■11年度から10%を負担
土地改良済みの圃場からの赤土流出と沿岸の赤土汚染を防ぐ県営水質保全対策事業が、1993年度から県内各地域で実施されているが、事業費はこれまですべて国・県の負担だったのが、2011年度から県が財政難を理由に市町村にも負担を求め、本年度で4年を迎えた。
この市町村負担に「なぜ土地改良事業の失敗の付けを地元住民に転嫁するのか」と一貫して反対を訴え、負担の撤回など見直しを求めているのが石垣市区選出の高嶺善伸県議だ。
昨年9月の県議会でも見直しを求めたが、「市町村長の同意は得ている」として議論は平行線をたどった。
確かに同事業は、本土復帰以降の大がかりな国、県の土地改良事業で赤土流出と沿岸の赤土汚染が大問題となったため、圃場の傾斜を勾配修正するなどして赤土流出を防ぐ必要があるとして国が75%、県が25%の100%補助の地元負担なしで出てきた環境汚染防止のための防災事業だ。
そういう事業の経緯からして市町村に負担を求めるには疑問があるし、市町村も見直しを求めるべきだ。
■土地改良事業の負の遺産
実はこの赤土流出問題では本紙もかなり以前の2001年に「問題になっている沿岸の赤土汚染や耕土流出は、地域の実情を無視した本土と同様の画一化した工法で進められた大がかりな農地開発事業の負の遺産。県や市町村レベルの赤土対策では全く成果はないし、国の責任で赤土対策すべきだ」と国営事業での対策を問題提起。

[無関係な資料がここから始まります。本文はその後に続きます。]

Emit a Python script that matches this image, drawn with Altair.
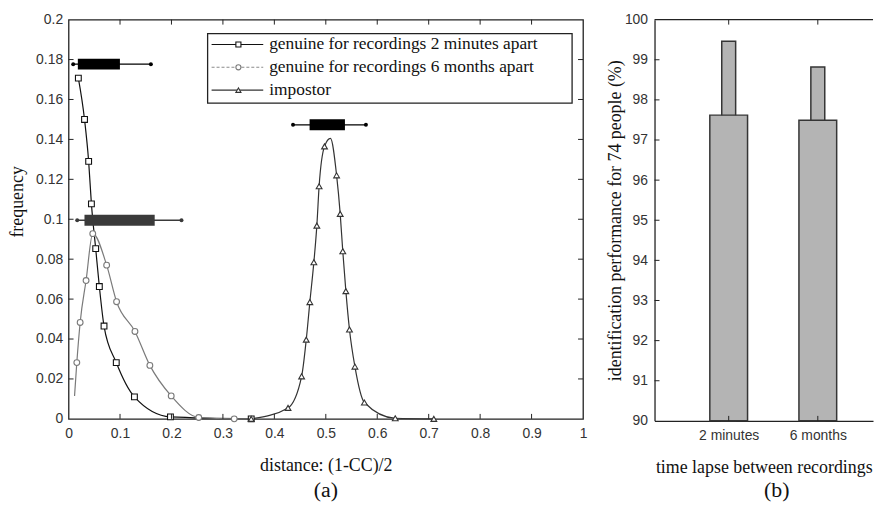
import json
import altair as alt
import pandas as pd

# ---------------- data: panel (a) ----------------
series = [
    "genuine for recordings 2 minutes apart",
    "genuine for recordings 6 months apart",
    "impostor",
]

min2_x = [0.019, 0.031, 0.039, 0.0444, 0.0527, 0.0598, 0.0689, 0.0927, 0.128, 0.198, 0.355]
min2_y = [0.1707, 0.150, 0.129, 0.1077, 0.0853, 0.0663, 0.0465, 0.0282, 0.011, 0.001, 0.0]
min2_marked = [True, True, True, True, True, True, True, True, True, True, True]

m6_x = [0.0116, 0.016, 0.0225, 0.034, 0.047, 0.074, 0.0933, 0.129, 0.158, 0.1995, 0.253, 0.322, 0.355]
m6_y = [0.0115, 0.0282, 0.0483, 0.0693, 0.0928, 0.077, 0.0587, 0.0438, 0.0268, 0.0115, 0.0007, 0.0, 0.0]
m6_marked = [False, True, True, True, True, True, True, True, True, True, True, True, False]

imp_x = [0.355, 0.4266, 0.453, 0.462, 0.469, 0.4768, 0.4826, 0.487, 0.4975, 0.509,
         0.521, 0.528, 0.533, 0.539, 0.546, 0.5566, 0.575, 0.635, 0.71]
imp_y = [0.0, 0.0055, 0.0213, 0.0397, 0.0585, 0.0785, 0.0968, 0.1165, 0.1365, 0.1405,
         0.122, 0.1027, 0.084, 0.064, 0.0448, 0.0262, 0.0082, 0.0003, 0.0]
imp_marked = [True, True, True, True, True, True, True, True, True, False,
              True, True, True, True, True, True, True, True, True]

box_center_y = [0.1777, 0.0995, 0.1473]
whisker_lo = [0.009, 0.0168, 0.4363]
box_lo = [0.018, 0.0309, 0.4685]
box_hi = [0.0998, 0.1674, 0.5372]
whisker_hi = [0.160, 0.2195, 0.578]

x_ticks = [0, 0.1, 0.2, 0.3, 0.4, 0.5, 0.6, 0.7, 0.8, 0.9, 1]
y_ticks = [0, 0.02, 0.04, 0.06, 0.08, 0.1, 0.12, 0.14, 0.16, 0.18, 0.2]

# ---------------- data: panel (b) ----------------
cats = ["2 minutes", "6 months"]
cat_pos = [1, 2]
perf_wide = [97.62, 97.49]
perf_narrow = [99.46, 98.82]
perf_ticks = [90, 91, 92, 93, 94, 95, 96, 97, 98, 99, 100]

# ---------------- styles ----------------
line_colors = ["#111111", "#7a7a7a", "#333333"]
legend_line_colors = ["#111111", "#8a8a8a", "#333333"]
box_colors = ["#000000", "#3a3a3a", "#000000"]
shapes = ["square", "circle", "triangle-up"]
SANS = "Liberation Sans"
SERIF = "Liberation Serif"
AX = "#222222"

LW, LH = 518, 402
RW, RH = 220, 404

rows = []
for name, xs_, ys_, mk in zip(series, [min2_x, m6_x, imp_x], [min2_y, m6_y, imp_y],
                              [min2_marked, m6_marked, imp_marked]):
    for i, (a, b, m) in enumerate(zip(xs_, ys_, mk)):
        rows.append({"series": name, "x": a, "y": b, "marked": m, "order": i})
curves = pd.DataFrame(rows)

boxes = pd.DataFrame({"series": series, "yc": box_center_y, "wlo": whisker_lo,
                      "blo": box_lo, "bhi": box_hi, "whi": whisker_hi})

xs = alt.Scale(domain=[0, 1], nice=False, zero=False)
ys = alt.Scale(domain=[0, 0.2], nice=False, zero=False)

x_axis = alt.Axis(title="distance: (1-CC)/2", values=x_ticks, format="~g", ticks=False,
                  tickSize=0, domain=False, grid=False, labelFont=SANS, labelFontSize=14,
                  labelColor="#333333", labelPadding=8, labelFlush=False, labelOverlap=False,
                  titleFont=SERIF, titleFontSize=18, titleFontWeight="normal",
                  titleColor="#111111", titlePadding=16)
y_axis = alt.Axis(title="frequency", values=y_ticks, format="~g", ticks=False, tickSize=0,
                  domain=False, grid=False, labelFont=SANS, labelFontSize=14,
                  labelColor="#333333", labelPadding=6, labelOverlap=False,
                  titleFont=SERIF, titleFontSize=18, titleFontWeight="normal",
                  titleColor="#111111", titlePadding=9, titleY=183)


def XL(f):
    return alt.X(f, type="quantitative", scale=xs, axis=x_axis)


def YL(f):
    return alt.Y(f, type="quantitative", scale=ys, axis=y_axis)


stroke_enc = alt.Stroke("series:N", scale=alt.Scale(domain=series, range=line_colors), legend=None)
box_color = alt.Color("series:N", scale=alt.Scale(domain=series, range=box_colors), legend=None)

lines = alt.Chart(curves).mark_line(interpolate="monotone", strokeWidth=1.2).encode(
    x=XL("x"), y=YL("y"), stroke=stroke_enc, detail="series:N", order="order:Q")

markers = alt.Chart(curves).transform_filter("datum.marked").mark_point(
    filled=True, fill="white", strokeWidth=1.1, size=34, opacity=1).encode(
    x=XL("x"), y=YL("y"), stroke=stroke_enc,
    shape=alt.Shape("series:N", scale=alt.Scale(domain=series, range=shapes), legend=None))

whiskers = alt.Chart(boxes).mark_rule(strokeWidth=1.4).encode(
    x=XL("wlo"), x2="whi", y=YL("yc"), color=box_color)
boxbars = alt.Chart(boxes).mark_rule(strokeWidth=11, strokeCap="butt").encode(
    x=XL("blo"), x2="bhi", y=YL("yc"), color=box_color)
ends = alt.Chart(boxes).transform_fold(["wlo", "whi"], as_=["k", "v"]).mark_circle(
    size=16, opacity=1).encode(x=XL("v:Q"), y=YL("yc"), color=box_color)

xt = pd.DataFrame({"t": x_ticks[1:-1]})
yt = pd.DataFrame({"t": y_ticks[1:-1]})
tick_style = dict(color=AX, strokeWidth=1)
bt = alt.Chart(xt).mark_rule(**tick_style).encode(x=XL("t"), y=alt.value(LH), y2=alt.value(LH - 5))
tt = alt.Chart(xt).mark_rule(**tick_style).encode(x=XL("t"), y=alt.value(0), y2=alt.value(5))
lt = alt.Chart(yt).mark_rule(**tick_style).encode(y=YL("t"), x=alt.value(0), x2=alt.value(5))
rt = alt.Chart(yt).mark_rule(**tick_style).encode(y=YL("t"), x=alt.value(LW), x2=alt.value(LW - 5))

# legend (drawn inside the plot, like the original)
one = pd.DataFrame({"a": [0]})
leg_layers = [alt.Chart(one).mark_rect(fill="white", stroke=AX, strokeWidth=1.3).encode(
    x=alt.value(140), x2=alt.value(507), y=alt.value(14), y2=alt.value(84))]
row_y = [25, 48, 71]
for i, name in enumerate(series):
    d = pd.DataFrame({"series": [name]})
    rule_kw = dict(color=legend_line_colors[i], strokeWidth=1.1)
    if i == 1:
        rule_kw["strokeDash"] = [3, 2]
    leg_layers.append(alt.Chart(d).mark_rule(**rule_kw).encode(
        x=alt.value(144), x2=alt.value(196), y=alt.value(row_y[i])))
    leg_layers.append(alt.Chart(d).mark_point(shape=shapes[i], filled=True, fill="white",
                                              stroke=line_colors[i], strokeWidth=1.1,
                                              size=26, opacity=1).encode(
        x=alt.value(171), y=alt.value(row_y[i])))
    leg_layers.append(alt.Chart(d).mark_text(font=SERIF, fontSize=17.5, align="left",
                                             baseline="middle", color="#111111").encode(
        x=alt.value(202), y=alt.value(row_y[i]), text="series:N"))

left = alt.layer(lines, markers, whiskers, boxbars, ends, bt, tt, lt, rt, *leg_layers).properties(
    width=LW, height=LH,
    view=alt.ViewBackground(stroke=AX, strokeWidth=1.3),
    title=alt.TitleParams("(a)", orient="bottom", anchor="middle", font=SERIF, fontSize=22,
                          fontWeight="normal", color="#111111", offset=6),
)

# ---------------- panel (b) ----------------
perf = pd.DataFrame({"cat": cats, "pos": cat_pos, "wide": perf_wide, "narrow": perf_narrow})
x0 = 1 - 73 / 94
x1 = x0 + RW / 94
rxs = alt.Scale(domain=[x0, x1], nice=False, zero=False)
rys = alt.Scale(domain=[90, 100], nice=False, zero=False)
rx_axis = alt.Axis(title="time lapse between recordings", values=cat_pos,
                   labelExpr=f"{json.dumps(cats)}[datum.value - 1]", ticks=False, tickSize=0,
                   domain=True, domainColor=AX, domainWidth=1.3, grid=False, labelFont=SANS,
                   labelFontSize=14, labelColor="#333333", labelPadding=8, labelFlush=False,
                   titleFont=SERIF, titleFontSize=18, titleFontWeight="normal",
                   titleColor="#111111", titlePadding=16)
ry_axis = alt.Axis(title="identification performance for 74 people (%)", values=perf_ticks,
                   format="d", ticks=False, tickSize=0, domain=True, domainColor=AX,
                   domainWidth=1.3, grid=False, labelFont=SANS, labelFontSize=14,
                   labelColor="#333333", labelPadding=7, labelOverlap=False,
                   titleFont=SERIF, titleFontSize=18, titleFontWeight="normal",
                   titleColor="#111111", titlePadding=0)


def XR(f):
    return alt.X(f, type="quantitative", scale=rxs, axis=rx_axis)


def YR(f):
    return alt.Y(f, type="quantitative", scale=rys, axis=ry_axis)


bar_style = dict(color="#b4b4b4", stroke="#353535", strokeWidth=1.5)
narrow = alt.Chart(perf).mark_bar(size=14, **bar_style).encode(
    x=XR("pos"), y=YR("narrow"), y2=alt.datum(90))
wide = alt.Chart(perf).mark_bar(size=38, **bar_style).encode(
    x=XR("pos"), y=YR("wide"), y2=alt.datum(90))

pt = pd.DataFrame({"t": perf_ticks[1:-1]})
ct = pd.DataFrame({"t": cat_pos})
r_lt = alt.Chart(pt).mark_rule(**tick_style).encode(y=YR("t"), x=alt.value(0), x2=alt.value(5))
r_tt = alt.Chart(ct).mark_rule(**tick_style).encode(x=XR("t"), y=alt.value(0), y2=alt.value(5))
r_bt = alt.Chart(ct).mark_rule(**tick_style).encode(x=XR("t"), y=alt.value(RH), y2=alt.value(RH - 5))
r_top = alt.Chart(one).mark_rule(color=AX, strokeWidth=1.3).encode(
    x=alt.value(0), x2=alt.value(RW), y=alt.value(0))

right = alt.layer(narrow, wide, r_lt, r_tt, r_bt, r_top).properties(
    width=RW, height=RH,
    view=alt.ViewBackground(stroke="transparent"),
    title=alt.TitleParams("(b)", orient="bottom", anchor="middle", font=SERIF, fontSize=22,
                          fontWeight="normal", color="#111111", offset=4, dx=13),
)

chart = alt.hconcat(left, right, spacing=18).properties(
    padding={"left": 0, "top": 2, "right": 0, "bottom": 0},
    background="white",
)

chart.save("out.html", embed_options={"renderer": "svg", "actions": False})
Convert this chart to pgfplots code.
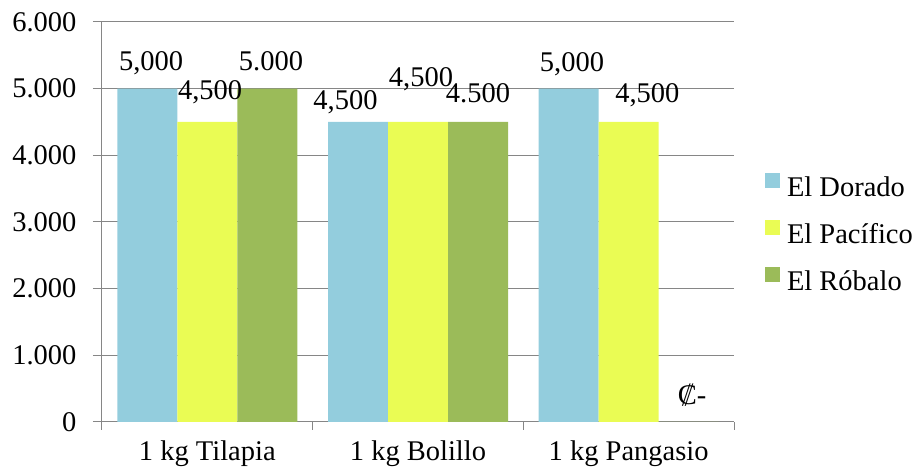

これを受けて石垣島赤土流出防止協議会が当時石垣を訪れた田中直紀農水副大臣らに要請。国も理解を示して大幅に同事業費が増額された経緯があるだけに、いつの間にか市町村から負担金を徴収していることに驚いた。
これは2010年度の新行革プランで県が財政難を理由に県負担分25%の見直しを決め、11年度から本島内の市町村は半分の12・5%、石垣市や竹富町など離島は10%の負担になった。
この見直しについて県農地農村整備課サイドは、国から指導があったなどということはなく、あくまで県として各市町村と協議して理解してもらったとしているが、ただ正直いって県から求められれば市町村として簡単に拒否できるものでないのも確かだろう。
■最終的に8億7千万円負担
現在八重山では石垣市が新川、白保など10地区、竹富町が波照間、小浜の2地区で勾配修正、沈砂池工、グリーンベルト工、排水路工などの工事を進めているが、この結果高嶺県議によると、県の回答では全事業完了までに石垣市は10%負担で最終的に6億3900万円、八重山全体では8億7300万円を負担することになるという。
高嶺県議によると、県議会で否決しようにも市町村長の同意書が添付されているので否決できないのが現状であり、事業実施市町村や議会が見直しの声を挙げる必要がある。
石垣市の15年度予算案は、基金から8億円余を繰り入れなければ編成できないほど財政は危機的状況にある。幸い今回の県知事選で知事が代わり高嶺県議も与党になった。市町村が積極的に見直しを働きかけるべきだろう。